## BEGIN RECORDED INFORMATION

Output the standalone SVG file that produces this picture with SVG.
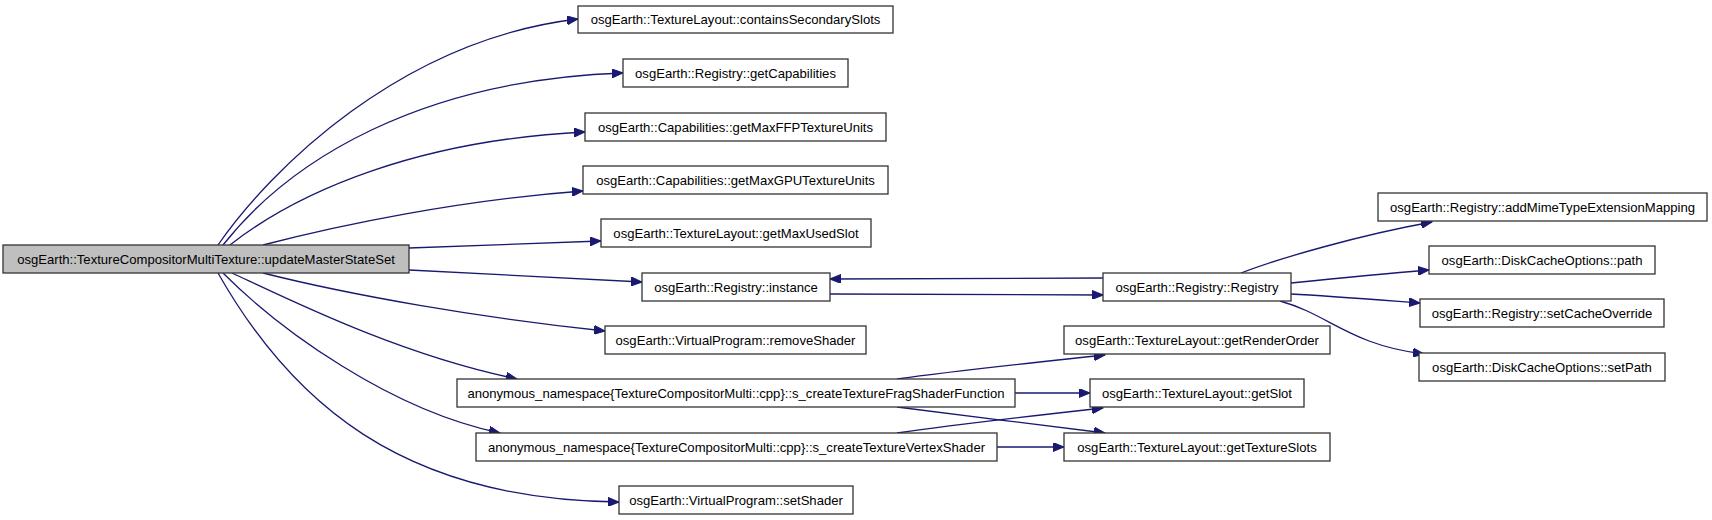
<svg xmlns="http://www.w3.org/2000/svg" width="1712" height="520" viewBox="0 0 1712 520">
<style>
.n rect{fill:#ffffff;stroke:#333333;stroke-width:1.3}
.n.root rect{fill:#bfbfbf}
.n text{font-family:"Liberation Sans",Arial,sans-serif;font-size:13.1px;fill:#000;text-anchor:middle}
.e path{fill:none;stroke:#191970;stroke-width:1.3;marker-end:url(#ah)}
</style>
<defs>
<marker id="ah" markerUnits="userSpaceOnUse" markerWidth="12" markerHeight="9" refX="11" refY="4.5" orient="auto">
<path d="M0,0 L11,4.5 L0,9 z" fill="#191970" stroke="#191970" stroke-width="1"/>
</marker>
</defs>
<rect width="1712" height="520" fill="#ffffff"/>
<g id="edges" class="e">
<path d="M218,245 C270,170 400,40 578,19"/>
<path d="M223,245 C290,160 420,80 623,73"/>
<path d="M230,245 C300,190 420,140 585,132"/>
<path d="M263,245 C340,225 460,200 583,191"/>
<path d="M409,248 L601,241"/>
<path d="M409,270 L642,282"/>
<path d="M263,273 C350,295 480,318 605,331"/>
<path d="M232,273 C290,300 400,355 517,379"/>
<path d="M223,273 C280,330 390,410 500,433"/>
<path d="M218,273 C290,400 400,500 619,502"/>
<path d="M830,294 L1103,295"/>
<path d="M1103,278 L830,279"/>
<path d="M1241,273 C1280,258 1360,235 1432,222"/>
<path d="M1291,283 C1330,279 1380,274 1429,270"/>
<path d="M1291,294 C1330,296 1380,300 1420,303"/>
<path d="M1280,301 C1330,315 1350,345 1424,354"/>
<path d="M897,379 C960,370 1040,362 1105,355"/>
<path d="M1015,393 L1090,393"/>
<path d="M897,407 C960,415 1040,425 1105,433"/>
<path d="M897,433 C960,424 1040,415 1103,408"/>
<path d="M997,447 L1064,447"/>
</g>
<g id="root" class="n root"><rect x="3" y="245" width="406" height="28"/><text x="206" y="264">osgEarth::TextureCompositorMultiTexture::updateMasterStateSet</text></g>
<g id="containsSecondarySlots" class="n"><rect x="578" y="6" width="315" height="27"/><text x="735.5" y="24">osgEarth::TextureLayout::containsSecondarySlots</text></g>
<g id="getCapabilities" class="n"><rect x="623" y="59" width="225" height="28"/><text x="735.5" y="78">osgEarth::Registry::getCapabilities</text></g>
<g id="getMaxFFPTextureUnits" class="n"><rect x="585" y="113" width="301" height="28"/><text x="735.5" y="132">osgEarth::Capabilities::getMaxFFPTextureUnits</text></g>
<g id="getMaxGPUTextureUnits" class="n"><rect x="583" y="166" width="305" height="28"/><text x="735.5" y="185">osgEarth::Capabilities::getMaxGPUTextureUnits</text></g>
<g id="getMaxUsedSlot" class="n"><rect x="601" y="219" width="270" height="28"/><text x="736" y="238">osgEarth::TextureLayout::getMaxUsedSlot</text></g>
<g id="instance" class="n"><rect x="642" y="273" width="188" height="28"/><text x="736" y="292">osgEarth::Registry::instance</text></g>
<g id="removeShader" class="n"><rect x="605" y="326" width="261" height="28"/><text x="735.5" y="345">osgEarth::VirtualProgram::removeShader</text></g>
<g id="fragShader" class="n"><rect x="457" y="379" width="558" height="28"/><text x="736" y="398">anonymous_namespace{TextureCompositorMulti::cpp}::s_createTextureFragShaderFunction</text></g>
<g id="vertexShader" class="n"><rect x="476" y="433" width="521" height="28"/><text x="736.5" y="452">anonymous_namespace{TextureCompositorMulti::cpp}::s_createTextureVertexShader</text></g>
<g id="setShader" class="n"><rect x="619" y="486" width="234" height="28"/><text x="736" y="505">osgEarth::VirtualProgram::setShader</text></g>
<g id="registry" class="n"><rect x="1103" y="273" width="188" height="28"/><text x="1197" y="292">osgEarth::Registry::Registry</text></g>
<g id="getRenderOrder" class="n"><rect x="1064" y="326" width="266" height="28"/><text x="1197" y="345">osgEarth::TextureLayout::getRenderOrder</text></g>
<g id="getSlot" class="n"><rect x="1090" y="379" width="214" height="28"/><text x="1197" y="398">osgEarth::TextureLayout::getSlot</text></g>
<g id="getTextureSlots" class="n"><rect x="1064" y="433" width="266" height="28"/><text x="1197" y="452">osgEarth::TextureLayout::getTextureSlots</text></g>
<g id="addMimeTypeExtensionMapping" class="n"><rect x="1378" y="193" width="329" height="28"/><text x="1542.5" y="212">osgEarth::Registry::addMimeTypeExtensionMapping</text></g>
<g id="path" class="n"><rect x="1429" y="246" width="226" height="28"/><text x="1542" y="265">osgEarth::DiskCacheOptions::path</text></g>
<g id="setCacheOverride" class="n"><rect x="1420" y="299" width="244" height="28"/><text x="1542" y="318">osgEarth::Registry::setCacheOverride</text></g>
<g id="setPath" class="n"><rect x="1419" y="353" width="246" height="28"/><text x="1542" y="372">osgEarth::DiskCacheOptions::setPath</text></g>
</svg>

## END RECORDED INFORMATION

Write out the whole listing again, exactly, with no pictures.

Output the standalone SVG file that produces this picture with SVG.
<svg xmlns="http://www.w3.org/2000/svg" width="1712" height="520" viewBox="0 0 1712 520">
<style>
.n rect{fill:#ffffff;stroke:#333333;stroke-width:1.3}
.n.root rect{fill:#bfbfbf}
.n text{font-family:"Liberation Sans",Arial,sans-serif;font-size:13.1px;fill:#000;text-anchor:middle}
.e path{fill:none;stroke:#191970;stroke-width:1.3;marker-end:url(#ah)}
</style>
<defs>
<marker id="ah" markerUnits="userSpaceOnUse" markerWidth="12" markerHeight="9" refX="11" refY="4.5" orient="auto">
<path d="M0,0 L11,4.5 L0,9 z" fill="#191970" stroke="#191970" stroke-width="1"/>
</marker>
</defs>
<rect width="1712" height="520" fill="#ffffff"/>
<g id="edges" class="e">
<path d="M218,245 C270,170 400,40 578,19"/>
<path d="M223,245 C290,160 420,80 623,73"/>
<path d="M230,245 C300,190 420,140 585,132"/>
<path d="M263,245 C340,225 460,200 583,191"/>
<path d="M409,248 L601,241"/>
<path d="M409,270 L642,282"/>
<path d="M263,273 C350,295 480,318 605,331"/>
<path d="M232,273 C290,300 400,355 517,379"/>
<path d="M223,273 C280,330 390,410 500,433"/>
<path d="M218,273 C290,400 400,500 619,502"/>
<path d="M830,294 L1103,295"/>
<path d="M1103,278 L830,279"/>
<path d="M1241,273 C1280,258 1360,235 1432,222"/>
<path d="M1291,283 C1330,279 1380,274 1429,270"/>
<path d="M1291,294 C1330,296 1380,300 1420,303"/>
<path d="M1280,301 C1330,315 1350,345 1424,354"/>
<path d="M897,379 C960,370 1040,362 1105,355"/>
<path d="M1015,393 L1090,393"/>
<path d="M897,407 C960,415 1040,425 1105,433"/>
<path d="M897,433 C960,424 1040,415 1103,408"/>
<path d="M997,447 L1064,447"/>
</g>
<g id="root" class="n root"><rect x="3" y="245" width="406" height="28"/><text x="206" y="264">osgEarth::TextureCompositorMultiTexture::updateMasterStateSet</text></g>
<g id="containsSecondarySlots" class="n"><rect x="578" y="6" width="315" height="27"/><text x="735.5" y="24">osgEarth::TextureLayout::containsSecondarySlots</text></g>
<g id="getCapabilities" class="n"><rect x="623" y="59" width="225" height="28"/><text x="735.5" y="78">osgEarth::Registry::getCapabilities</text></g>
<g id="getMaxFFPTextureUnits" class="n"><rect x="585" y="113" width="301" height="28"/><text x="735.5" y="132">osgEarth::Capabilities::getMaxFFPTextureUnits</text></g>
<g id="getMaxGPUTextureUnits" class="n"><rect x="583" y="166" width="305" height="28"/><text x="735.5" y="185">osgEarth::Capabilities::getMaxGPUTextureUnits</text></g>
<g id="getMaxUsedSlot" class="n"><rect x="601" y="219" width="270" height="28"/><text x="736" y="238">osgEarth::TextureLayout::getMaxUsedSlot</text></g>
<g id="instance" class="n"><rect x="642" y="273" width="188" height="28"/><text x="736" y="292">osgEarth::Registry::instance</text></g>
<g id="removeShader" class="n"><rect x="605" y="326" width="261" height="28"/><text x="735.5" y="345">osgEarth::VirtualProgram::removeShader</text></g>
<g id="fragShader" class="n"><rect x="457" y="379" width="558" height="28"/><text x="736" y="398">anonymous_namespace{TextureCompositorMulti::cpp}::s_createTextureFragShaderFunction</text></g>
<g id="vertexShader" class="n"><rect x="476" y="433" width="521" height="28"/><text x="736.5" y="452">anonymous_namespace{TextureCompositorMulti::cpp}::s_createTextureVertexShader</text></g>
<g id="setShader" class="n"><rect x="619" y="486" width="234" height="28"/><text x="736" y="505">osgEarth::VirtualProgram::setShader</text></g>
<g id="registry" class="n"><rect x="1103" y="273" width="188" height="28"/><text x="1197" y="292">osgEarth::Registry::Registry</text></g>
<g id="getRenderOrder" class="n"><rect x="1064" y="326" width="266" height="28"/><text x="1197" y="345">osgEarth::TextureLayout::getRenderOrder</text></g>
<g id="getSlot" class="n"><rect x="1090" y="379" width="214" height="28"/><text x="1197" y="398">osgEarth::TextureLayout::getSlot</text></g>
<g id="getTextureSlots" class="n"><rect x="1064" y="433" width="266" height="28"/><text x="1197" y="452">osgEarth::TextureLayout::getTextureSlots</text></g>
<g id="addMimeTypeExtensionMapping" class="n"><rect x="1378" y="193" width="329" height="28"/><text x="1542.5" y="212">osgEarth::Registry::addMimeTypeExtensionMapping</text></g>
<g id="path" class="n"><rect x="1429" y="246" width="226" height="28"/><text x="1542" y="265">osgEarth::DiskCacheOptions::path</text></g>
<g id="setCacheOverride" class="n"><rect x="1420" y="299" width="244" height="28"/><text x="1542" y="318">osgEarth::Registry::setCacheOverride</text></g>
<g id="setPath" class="n"><rect x="1419" y="353" width="246" height="28"/><text x="1542" y="372">osgEarth::DiskCacheOptions::setPath</text></g>
</svg>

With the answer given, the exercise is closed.